SAPPHIRE, SAP's annual customer conference is a completely different experience from past years. Gone are the one hour lectures made bearable by funky demos of things that may never happen. In come short, sharp pitches complemented by cross-continental Q&As. The overall effect is one where content starts out light but improves as the day goes on. Think wine maturing in the casket to be sipped at regular tasting intervals.
First up on the bloggers' packed agenda was an audience with Vishal Sikka, executive board member and CTO, SAP. A year ago, Vishal was a mumbling geek talking in a language only rocket scientists could understand. Today we saw a much more confident person explaining how his burgeoning development organization is responding to change, how they're working on creating an agile organization and what difference the Sybase acquisition brings to the table. (check the video at the top of this post.) Vishal is of the view that over time, there will be perhaps 5 million interface screens for SAP software, the bulk of which will be available for mobile devices. The company emphasizes the Sybase acquisition as a mobile play but in the halls, global account sales people see this as an entree to the financial services world. Best of both? We'll see once the transaction has closed and the two companies have six months under their belt.

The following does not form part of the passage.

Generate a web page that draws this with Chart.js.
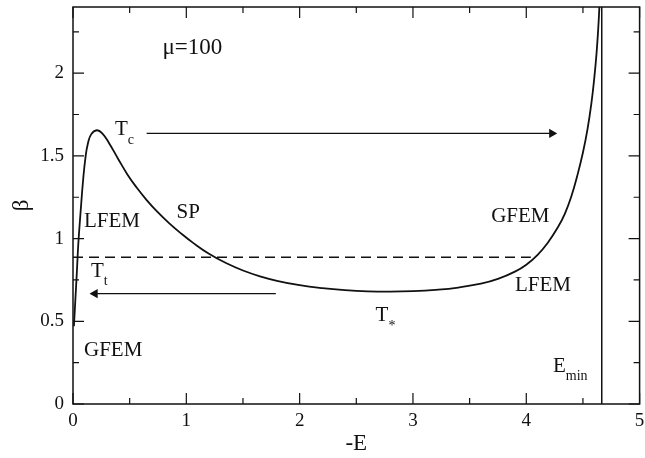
<!DOCTYPE html>
<html>
<head>
<meta charset="utf-8">
<script src="https://cdn.jsdelivr.net/npm/chart.js@4.4.0/dist/chart.umd.min.js"></script>
<style>
  html, body { margin: 0; padding: 0; background: #fff; }
  #caixa { width: 645px; height: 458px; }
</style>
</head>
<body>
<div id="caixa"><canvas id="grafico"></canvas></div>
<script>
// curva beta(-E) para mu=100
const energiaCurva = [0.008, 0.02, 0.035, 0.047, 0.068, 0.09, 0.11, 0.13, 0.16, 0.21, 0.26, 0.32, 0.40, 0.48, 0.56, 0.65, 0.75, 0.85, 0.95, 1.06, 1.2, 1.35, 1.5, 1.65, 1.8, 2.0, 2.2, 2.4, 2.6, 2.8, 3.0, 3.2, 3.4, 3.6, 3.75, 3.9, 4.0, 4.1, 4.19, 4.28, 4.34, 4.4, 4.45, 4.5, 4.54, 4.575, 4.6, 4.62, 4.635, 4.645, 4.652];
const betaCurva = [0.47, 0.62, 0.81, 0.97, 1.17, 1.36, 1.49, 1.57, 1.63, 1.655, 1.635, 1.575, 1.48, 1.388, 1.31, 1.233, 1.158, 1.092, 1.033, 0.974, 0.908, 0.852, 0.807, 0.772, 0.745, 0.718, 0.700, 0.688, 0.681, 0.679, 0.682, 0.690, 0.704, 0.727, 0.756, 0.800, 0.842, 0.902, 0.975, 1.07, 1.15, 1.26, 1.38, 1.52, 1.66, 1.82, 1.97, 2.12, 2.27, 2.40, 2.52];

// transicao (tracejada) e E_min
const energiaTransicao = [0, 4.04];
const betaTransicao = [0.887, 0.887];
const energiaMinimo = [4.666, 4.666];
const betaMinimo = [0, 2.4];

// setas
const setaTcE = [0.65, 4.226];
const setaTcBeta = [1.636, 1.636];
const setaTtE = [1.79, 0.194];
const setaTtBeta = [0.667, 0.667];

// ticks
const ticksX = [0, 1, 2, 3, 4, 5];
const ticksXMenores = [0.5, 1.5, 2.5, 3.5, 4.5];
const ticksY = [0, 0.5, 1, 1.5, 2];
const ticksYMenores = [0.25, 0.75, 1.25, 1.75, 2.25];

// rotulos
const rotulos = [
    { texto: 'μ=100', sub: '', e: 0.79, beta: 2.155, tam: 23 },
    { texto: 'T', sub: 'c', e: 0.37, beta: 1.657 },
    { texto: 'SP', sub: '', e: 0.914, beta: 1.157 },
    { texto: 'LFEM', sub: '', e: 0.097, beta: 1.104 },
    { texto: 'GFEM', sub: '', e: 3.69, beta: 1.133 },
    { texto: 'T', sub: 't', e: 0.158, beta: 0.80 },
    { texto: 'LFEM', sub: '', e: 3.90, beta: 0.714 },
    { texto: 'T', sub: '*', e: 2.67, beta: 0.533 },
    { texto: 'GFEM', sub: '', e: 0.097, beta: 0.325 },
    { texto: 'E', sub: 'min', e: 4.235, beta: 0.226 }
];

const fonte = '"Liberation Serif", "Times New Roman", serif';
const corTraco = '#111';

const pares = (xs, ys) => xs.map((v, i) => ({ x: v, y: ys[i] }));

const molduraETextos = {
    id: 'molduraETextos',
    afterDatasetsDraw(chart) {
        const { ctx, chartArea: a, scales: { x, y } } = chart;
        ctx.save();
        ctx.strokeStyle = corTraco;
        ctx.lineWidth = 1.5;
        ctx.strokeRect(a.left, a.top, a.right - a.left, a.bottom - a.top);

        ctx.beginPath();
        const marcaX = (v, tam) => {
            const px = x.getPixelForValue(v);
            ctx.moveTo(px, a.bottom); ctx.lineTo(px, a.bottom - tam);
            ctx.moveTo(px, a.top); ctx.lineTo(px, a.top + tam);
        };
        const marcaY = (v, tam) => {
            const py = y.getPixelForValue(v);
            ctx.moveTo(a.left, py); ctx.lineTo(a.left + tam, py);
            ctx.moveTo(a.right, py); ctx.lineTo(a.right - tam, py);
        };
        ticksX.forEach(v => marcaX(v, 11));
        ticksXMenores.forEach(v => marcaX(v, 6));
        ticksY.forEach(v => marcaY(v, 11));
        ticksYMenores.forEach(v => marcaY(v, 6));
        ctx.lineWidth = 1.2;
        ctx.stroke();

        ctx.fillStyle = corTraco;
        ctx.textAlign = 'left';
        ctx.textBaseline = 'middle';
        rotulos.forEach(r => {
            const px = x.getPixelForValue(r.e);
            const py = y.getPixelForValue(r.beta);
            ctx.font = (r.tam || 21) + 'px ' + fonte;
            ctx.fillText(r.texto, px, py);
            if (r.sub) {
                const larg = ctx.measureText(r.texto).width;
                ctx.font = '14px ' + fonte;
                ctx.fillText(r.sub, px + larg, py + 10);
            }
        });
        ctx.restore();
    }
};

const linha = (dados, extra) => Object.assign({
    data: dados,
    showLine: true,
    borderColor: corTraco,
    backgroundColor: corTraco,
    borderWidth: 1.8,
    pointRadius: 0,
    pointHoverRadius: 0
}, extra);

new Chart(document.getElementById('grafico').getContext('2d'), {
    type: 'scatter',
    data: {
        datasets: [
            linha(pares(energiaCurva, betaCurva), { tension: 0.45 }),
            linha(pares(energiaTransicao, betaTransicao), { borderWidth: 1.6, borderDash: [10, 6] }),
            linha(pares(energiaMinimo, betaMinimo), { borderWidth: 1.5 }),
            linha(pares(setaTcE, setaTcBeta), {
                borderWidth: 1.4, pointStyle: 'triangle', pointRadius: [0, 4], rotation: 90
            }),
            linha(pares(setaTtE, setaTtBeta), {
                borderWidth: 1.4, pointStyle: 'triangle', pointRadius: [0, 4], rotation: -90
            })
        ]
    },
    options: {
        responsive: true,
        maintainAspectRatio: false,
        animation: false,
        events: [],
        layout: { padding: { top: 7, right: 3, left: 0, bottom: 0 } },
        plugins: { legend: { display: false }, tooltip: { enabled: false } },
        scales: {
            x: {
                type: 'linear',
                min: 0,
                max: 5,
                grid: { display: false, drawTicks: false },
                border: { display: false },
                afterBuildTicks: s => { s.ticks = ticksX.map(v => ({ value: v })); },
                afterFit: s => { s.height = 54; s.paddingLeft = 0; s.paddingRight = 0; },
                ticks: { color: corTraco, padding: 6, font: { family: fonte, size: 19 }, callback: v => String(v) },
                title: { display: true, text: '-E', color: corTraco, padding: { top: 4, bottom: 0 }, font: { family: fonte, size: 23 } }
            },
            y: {
                min: 0,
                max: 2.4,
                grid: { display: false, drawTicks: false },
                border: { display: false },
                afterBuildTicks: s => { s.ticks = ticksY.map(v => ({ value: v })); },
                afterFit: s => { s.width = 73; s.paddingTop = 0; s.paddingBottom = 0; },
                ticks: { color: corTraco, padding: 9, font: { family: fonte, size: 19 }, callback: v => String(v) },
                title: { display: true, text: 'β', color: corTraco, padding: { top: 8, bottom: 0 }, font: { family: fonte, size: 23 } }
            }
        }
    },
    plugins: [molduraETextos]
});
</script>
</body>
</html>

At the beginning of the video, you'll hear him talking about how much it pains SAP to hear Vinnie Mirchandani's criticism of SAP innovation characterized as 'spraypainting' old software: "That shit hurts man, you shouldn't say things like that," he says.
Next up was Bill McDermott, Co-CEO SAP. (see above)

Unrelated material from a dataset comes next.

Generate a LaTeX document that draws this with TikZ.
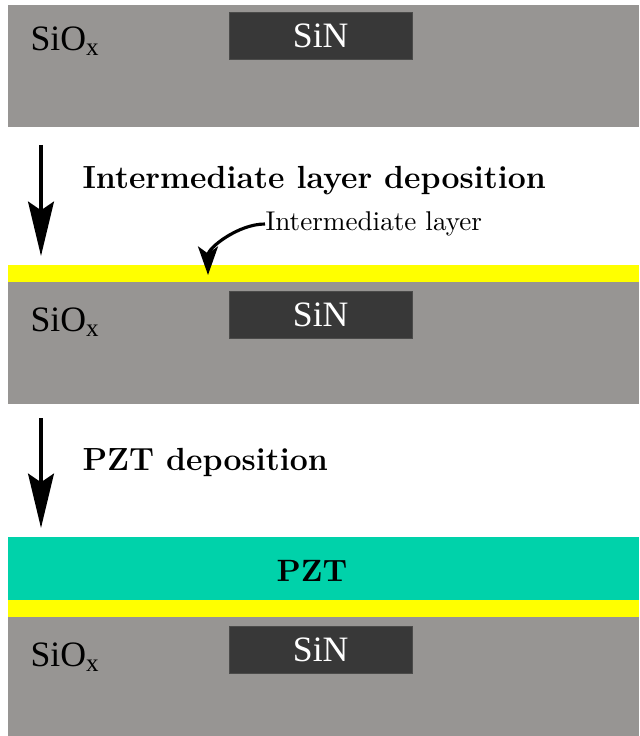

I've said before that he can make eskimoes glad they paid the premium for buying top of the line freezers. He's that good a salesperson. Today was no different except that he sounded sincere when he said that: "SAP can still expand margins by running lean...but we are not milking SAP customers for the margin." In discussing the competitive landscape, Bill said that, "Customers don't buy a stack because you've got a stack." It's a fair point. He also called upon bloggers and SAP Mentors to open and maintain a dialogue with the CEO's office on agreed issues of mutual importance. Top of mind for some of us is the issue of making SAP Certification a value differentiator.
Finally, we had an intense discussion with Doug Merritt, EVP OnDemand and Business ByDesign. Doug is really the sales guy but he has a sizable and challenging portfolio. During the conversation he said the company has developed starter packs that allow customers to buy by function at price points yet to be determined. Customers can also buy the suite for a minimum of 10-users. This is a huge departure from all previous statements by SAP and is perhaps a recognition that the market at 25 users and up requires a lot more than the as yet partly baked go to market strategy.

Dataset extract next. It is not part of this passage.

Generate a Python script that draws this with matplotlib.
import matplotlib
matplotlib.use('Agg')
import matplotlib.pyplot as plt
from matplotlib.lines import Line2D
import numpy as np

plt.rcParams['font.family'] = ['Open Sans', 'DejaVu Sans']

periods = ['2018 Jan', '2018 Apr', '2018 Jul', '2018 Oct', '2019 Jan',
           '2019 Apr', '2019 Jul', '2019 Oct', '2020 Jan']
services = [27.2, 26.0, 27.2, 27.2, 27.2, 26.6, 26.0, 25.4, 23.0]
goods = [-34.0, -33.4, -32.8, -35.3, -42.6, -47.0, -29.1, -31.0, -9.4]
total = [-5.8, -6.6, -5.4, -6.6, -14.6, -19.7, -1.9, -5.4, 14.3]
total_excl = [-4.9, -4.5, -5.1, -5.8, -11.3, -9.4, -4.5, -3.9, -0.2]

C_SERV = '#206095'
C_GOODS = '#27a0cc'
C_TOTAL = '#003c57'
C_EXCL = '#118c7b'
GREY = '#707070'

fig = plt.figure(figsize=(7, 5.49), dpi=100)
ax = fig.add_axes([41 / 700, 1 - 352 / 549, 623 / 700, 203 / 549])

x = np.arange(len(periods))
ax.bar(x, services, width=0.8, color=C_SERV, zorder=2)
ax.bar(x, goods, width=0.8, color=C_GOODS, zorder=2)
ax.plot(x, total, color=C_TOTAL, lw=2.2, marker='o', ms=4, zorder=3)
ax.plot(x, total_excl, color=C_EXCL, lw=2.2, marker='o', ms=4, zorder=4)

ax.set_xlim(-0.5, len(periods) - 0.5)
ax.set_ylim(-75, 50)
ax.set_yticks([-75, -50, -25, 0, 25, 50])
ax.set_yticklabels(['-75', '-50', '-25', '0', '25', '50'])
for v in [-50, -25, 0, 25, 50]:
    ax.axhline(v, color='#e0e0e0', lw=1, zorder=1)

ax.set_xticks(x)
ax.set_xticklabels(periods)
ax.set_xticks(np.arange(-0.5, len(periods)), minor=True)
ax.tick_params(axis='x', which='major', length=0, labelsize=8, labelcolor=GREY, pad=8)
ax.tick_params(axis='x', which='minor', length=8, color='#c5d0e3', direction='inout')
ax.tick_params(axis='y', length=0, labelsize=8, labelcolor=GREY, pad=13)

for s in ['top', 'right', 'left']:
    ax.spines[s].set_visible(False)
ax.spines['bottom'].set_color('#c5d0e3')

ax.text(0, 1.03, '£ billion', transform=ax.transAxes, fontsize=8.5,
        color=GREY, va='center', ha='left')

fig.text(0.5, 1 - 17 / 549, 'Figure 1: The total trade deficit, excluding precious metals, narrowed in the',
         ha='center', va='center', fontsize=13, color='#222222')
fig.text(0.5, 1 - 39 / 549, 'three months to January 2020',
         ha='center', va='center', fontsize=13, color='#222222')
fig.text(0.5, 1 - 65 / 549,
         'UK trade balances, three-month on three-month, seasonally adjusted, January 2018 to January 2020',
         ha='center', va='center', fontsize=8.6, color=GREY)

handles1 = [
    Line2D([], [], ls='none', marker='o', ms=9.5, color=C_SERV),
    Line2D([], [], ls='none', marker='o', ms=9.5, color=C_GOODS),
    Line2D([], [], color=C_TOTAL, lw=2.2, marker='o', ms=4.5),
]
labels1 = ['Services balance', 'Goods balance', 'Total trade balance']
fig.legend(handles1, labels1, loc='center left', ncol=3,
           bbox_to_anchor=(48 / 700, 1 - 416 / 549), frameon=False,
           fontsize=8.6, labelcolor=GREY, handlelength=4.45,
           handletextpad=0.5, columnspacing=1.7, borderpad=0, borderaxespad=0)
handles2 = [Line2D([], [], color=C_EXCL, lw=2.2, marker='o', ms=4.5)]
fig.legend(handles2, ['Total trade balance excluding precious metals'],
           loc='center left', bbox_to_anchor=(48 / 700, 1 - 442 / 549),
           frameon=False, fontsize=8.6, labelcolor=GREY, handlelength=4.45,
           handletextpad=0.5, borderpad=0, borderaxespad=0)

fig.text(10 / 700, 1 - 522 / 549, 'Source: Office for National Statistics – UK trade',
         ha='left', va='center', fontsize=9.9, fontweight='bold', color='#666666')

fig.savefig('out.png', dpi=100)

I remain concerned that SAP has not figured out how to get BYD to market in a way that will allow rapid growth. However, in the morning session, Jim Snabe, Co-CEO snuffed out one potential snafu. During the morning Q&A he made the point that SAP is not going to talk about BYD revenues but concentrate on numbers of customers. This will not please Wall Street but makes life easier for SAP as it attempts to ramp this line of business.
Conclusion - SAP comes out of day one honors even. It didn't deliver the kind of 'shock and awe' announcements I would have liked to see other than a muted reference to BYD. However, the soothing messages coming from the C-suite will help SAP apply more balm on the customer rope burns. That alone is worthwhile.